▶ [RECORDED INFORMATION]:
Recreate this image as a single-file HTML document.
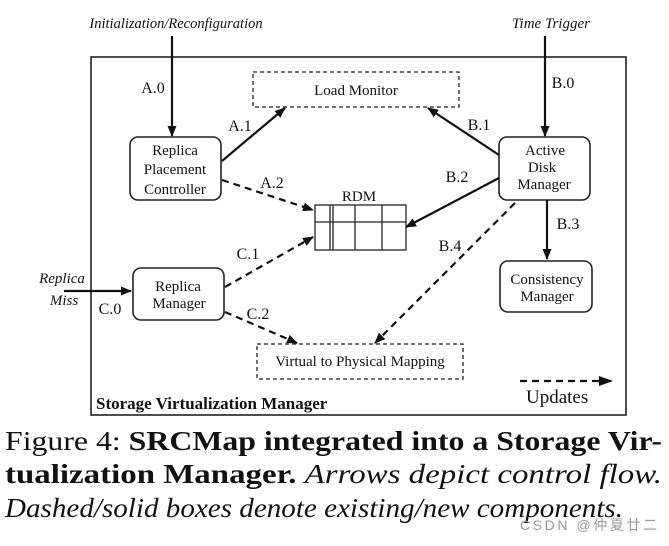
<!DOCTYPE html>
<html><head><meta charset="utf-8"><style>
html,body{margin:0;padding:0;background:#fff;}
svg{display:block;}
text{font-family:"Liberation Serif",serif;fill:#111;}
</style></head><body>
<svg width="669" height="546" viewBox="0 0 669 546" xmlns="http://www.w3.org/2000/svg">
<defs>
<marker id="ah" markerWidth="11" markerHeight="9" refX="10" refY="4.5" orient="auto" markerUnits="userSpaceOnUse">
<path d="M0,0 L11,4.5 L0,9 z" fill="#111"/></marker>
<marker id="ah2" markerWidth="14" markerHeight="10" refX="13" refY="5" orient="auto" markerUnits="userSpaceOnUse">
<path d="M0,0 L14,5 L0,10 z" fill="#111"/></marker>
</defs>
<g stroke="#222" fill="none" stroke-width="1.6">
<rect x="91" y="57" width="535" height="358"/>
<rect x="253" y="72" width="206" height="35" stroke-dasharray="4,3" stroke-width="1.3"/>
<rect x="257" y="344" width="206" height="35" stroke-dasharray="4,3" stroke-width="1.3"/>
<rect x="130" y="137" width="91" height="63" rx="8"/>
<rect x="499" y="137" width="91" height="63" rx="8"/>
<rect x="500" y="261" width="92" height="51" rx="8"/>
<rect x="133" y="268" width="91" height="52" rx="8"/>
<rect x="315" y="205" width="91" height="45" stroke-width="1.3"/>
<path d="M315,222 H406 M330,205 V250 M333,205 V250 M355,205 V250 M382,205 V250" stroke-width="1.3"/>
</g>
<g stroke="#111" stroke-width="2.2" fill="none">
<line x1="172" y1="36" x2="172" y2="136" marker-end="url(#ah)"/>
<line x1="545" y1="36" x2="545" y2="136" marker-end="url(#ah)"/>
<line x1="222" y1="161" x2="285" y2="108" marker-end="url(#ah)"/>
<line x1="499" y1="155" x2="428" y2="108" marker-end="url(#ah)"/>
<line x1="499" y1="178" x2="406" y2="227" marker-end="url(#ah)"/>
<line x1="547" y1="200" x2="547" y2="259" marker-end="url(#ah)"/>
<line x1="64" y1="291" x2="131" y2="291" marker-end="url(#ah)"/>
<g stroke-dasharray="7,5">
<line x1="222" y1="180" x2="313" y2="210" marker-end="url(#ah)"/>
<line x1="225" y1="287" x2="313" y2="237" marker-end="url(#ah)"/>
<line x1="225" y1="312" x2="297" y2="343" marker-end="url(#ah)"/>
<line x1="515" y1="203" x2="375" y2="343" marker-end="url(#ah)"/>
<line x1="520" y1="381" x2="612" y2="381" marker-end="url(#ah2)"/>
</g>
</g>
<g font-size="15" text-anchor="middle">
<text x="176" y="28" font-style="italic" font-size="14.5">Initialization/Reconfiguration</text>
<text x="551" y="28" font-style="italic">Time Trigger</text>
<text x="356" y="95">Load Monitor</text>
<text x="360" y="366">Virtual to Physical Mapping</text>
<text x="175" y="155">Replica</text>
<text x="175" y="174">Placement</text>
<text x="175" y="194">Controller</text>
<text x="545" y="155">Active</text>
<text x="542" y="172">Disk</text>
<text x="544" y="189">Manager</text>
<text x="547" y="284">Consistency</text>
<text x="547" y="301">Manager</text>
<text x="178" y="291">Replica</text>
<text x="179" y="308">Manager</text>
<text x="359" y="201">RDM</text>
<text x="62" y="283" font-style="italic">Replica</text>
<text x="64" y="305" font-style="italic">Miss</text>
<text x="153" y="93" font-size="16">A.0</text>
<text x="240" y="131" font-size="16">A.1</text>
<text x="272" y="188" font-size="16">A.2</text>
<text x="563" y="88" font-size="16">B.0</text>
<text x="479" y="130" font-size="16">B.1</text>
<text x="457" y="182" font-size="16">B.2</text>
<text x="568" y="229" font-size="16">B.3</text>
<text x="450" y="251" font-size="16">B.4</text>
<text x="248" y="259" font-size="16">C.1</text>
<text x="110" y="314" font-size="16">C.0</text>
<text x="258" y="319" font-size="16">C.2</text>
</g>
<text x="96" y="409" font-size="17" font-weight="bold">Storage Virtualization Manager</text>
<text x="526" y="403" font-size="19">Updates</text>
<text x="5" y="450" font-size="27" textLength="657" lengthAdjust="spacingAndGlyphs">Figure 4:  <tspan font-weight="bold">SRCMap integrated into a Storage Vir-</tspan></text>
<text x="5" y="483" font-size="27" textLength="657" lengthAdjust="spacingAndGlyphs"><tspan font-weight="bold">tualization Manager.</tspan>  <tspan font-style="italic">Arrows depict control flow.</tspan></text>
<text x="5" y="517" font-size="27" font-style="italic" textLength="618" lengthAdjust="spacingAndGlyphs">Dashed/solid boxes denote existing/new components.</text>
<text x="520" y="530" font-size="14" style="font-family:'Liberation Sans','Noto Sans CJK SC',sans-serif;fill:#999" textLength="137">CSDN @仲夏廿二</text>
</svg>
</body></html>
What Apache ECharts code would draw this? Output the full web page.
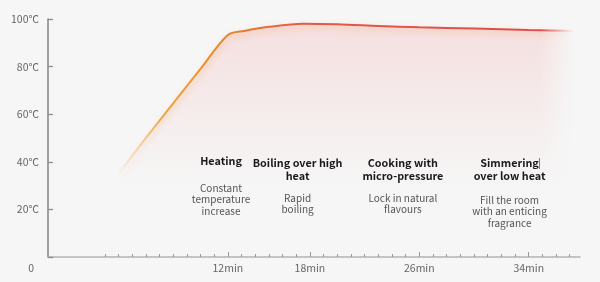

▶ [REQUIREMENT]: Retype every record above exactly as written, but leave out the pictures.

▶ [THE SOLUTION]:
Recreate this image as a single-file HTML document.
<!DOCTYPE html>
<html><head><meta charset="utf-8"><style>
html,body{margin:0;padding:0;background:#fff;}
svg{display:block;}
text{font-family:"Liberation Serif",serif;fill:#111;}
</style></head><body>
<svg width="669" height="546" viewBox="0 0 669 546" xmlns="http://www.w3.org/2000/svg">
<defs>
<marker id="ah" markerWidth="11" markerHeight="9" refX="10" refY="4.5" orient="auto" markerUnits="userSpaceOnUse">
<path d="M0,0 L11,4.5 L0,9 z" fill="#111"/></marker>
<marker id="ah2" markerWidth="14" markerHeight="10" refX="13" refY="5" orient="auto" markerUnits="userSpaceOnUse">
<path d="M0,0 L14,5 L0,10 z" fill="#111"/></marker>
</defs>
<g stroke="#222" fill="none" stroke-width="1.6">
<rect x="91" y="57" width="535" height="358"/>
<rect x="253" y="72" width="206" height="35" stroke-dasharray="4,3" stroke-width="1.3"/>
<rect x="257" y="344" width="206" height="35" stroke-dasharray="4,3" stroke-width="1.3"/>
<rect x="130" y="137" width="91" height="63" rx="8"/>
<rect x="499" y="137" width="91" height="63" rx="8"/>
<rect x="500" y="261" width="92" height="51" rx="8"/>
<rect x="133" y="268" width="91" height="52" rx="8"/>
<rect x="315" y="205" width="91" height="45" stroke-width="1.3"/>
<path d="M315,222 H406 M330,205 V250 M333,205 V250 M355,205 V250 M382,205 V250" stroke-width="1.3"/>
</g>
<g stroke="#111" stroke-width="2.2" fill="none">
<line x1="172" y1="36" x2="172" y2="136" marker-end="url(#ah)"/>
<line x1="545" y1="36" x2="545" y2="136" marker-end="url(#ah)"/>
<line x1="222" y1="161" x2="285" y2="108" marker-end="url(#ah)"/>
<line x1="499" y1="155" x2="428" y2="108" marker-end="url(#ah)"/>
<line x1="499" y1="178" x2="406" y2="227" marker-end="url(#ah)"/>
<line x1="547" y1="200" x2="547" y2="259" marker-end="url(#ah)"/>
<line x1="64" y1="291" x2="131" y2="291" marker-end="url(#ah)"/>
<g stroke-dasharray="7,5">
<line x1="222" y1="180" x2="313" y2="210" marker-end="url(#ah)"/>
<line x1="225" y1="287" x2="313" y2="237" marker-end="url(#ah)"/>
<line x1="225" y1="312" x2="297" y2="343" marker-end="url(#ah)"/>
<line x1="515" y1="203" x2="375" y2="343" marker-end="url(#ah)"/>
<line x1="520" y1="381" x2="612" y2="381" marker-end="url(#ah2)"/>
</g>
</g>
<g font-size="15" text-anchor="middle">
<text x="176" y="28" font-style="italic" font-size="14.5">Initialization/Reconfiguration</text>
<text x="551" y="28" font-style="italic">Time Trigger</text>
<text x="356" y="95">Load Monitor</text>
<text x="360" y="366">Virtual to Physical Mapping</text>
<text x="175" y="155">Replica</text>
<text x="175" y="174">Placement</text>
<text x="175" y="194">Controller</text>
<text x="545" y="155">Active</text>
<text x="542" y="172">Disk</text>
<text x="544" y="189">Manager</text>
<text x="547" y="284">Consistency</text>
<text x="547" y="301">Manager</text>
<text x="178" y="291">Replica</text>
<text x="179" y="308">Manager</text>
<text x="359" y="201">RDM</text>
<text x="62" y="283" font-style="italic">Replica</text>
<text x="64" y="305" font-style="italic">Miss</text>
<text x="153" y="93" font-size="16">A.0</text>
<text x="240" y="131" font-size="16">A.1</text>
<text x="272" y="188" font-size="16">A.2</text>
<text x="563" y="88" font-size="16">B.0</text>
<text x="479" y="130" font-size="16">B.1</text>
<text x="457" y="182" font-size="16">B.2</text>
<text x="568" y="229" font-size="16">B.3</text>
<text x="450" y="251" font-size="16">B.4</text>
<text x="248" y="259" font-size="16">C.1</text>
<text x="110" y="314" font-size="16">C.0</text>
<text x="258" y="319" font-size="16">C.2</text>
</g>
<text x="96" y="409" font-size="17" font-weight="bold">Storage Virtualization Manager</text>
<text x="526" y="403" font-size="19">Updates</text>
<text x="5" y="450" font-size="27" textLength="657" lengthAdjust="spacingAndGlyphs">Figure 4:  <tspan font-weight="bold">SRCMap integrated into a Storage Vir-</tspan></text>
<text x="5" y="483" font-size="27" textLength="657" lengthAdjust="spacingAndGlyphs"><tspan font-weight="bold">tualization Manager.</tspan>  <tspan font-style="italic">Arrows depict control flow.</tspan></text>
<text x="5" y="517" font-size="27" font-style="italic" textLength="618" lengthAdjust="spacingAndGlyphs">Dashed/solid boxes denote existing/new components.</text>
<text x="520" y="530" font-size="14" style="font-family:'Liberation Sans','Noto Sans CJK SC',sans-serif;fill:#999" textLength="137">CSDN @仲夏廿二</text>
</svg>
</body></html>
What Apache ECharts code would draw this? Output the full web page.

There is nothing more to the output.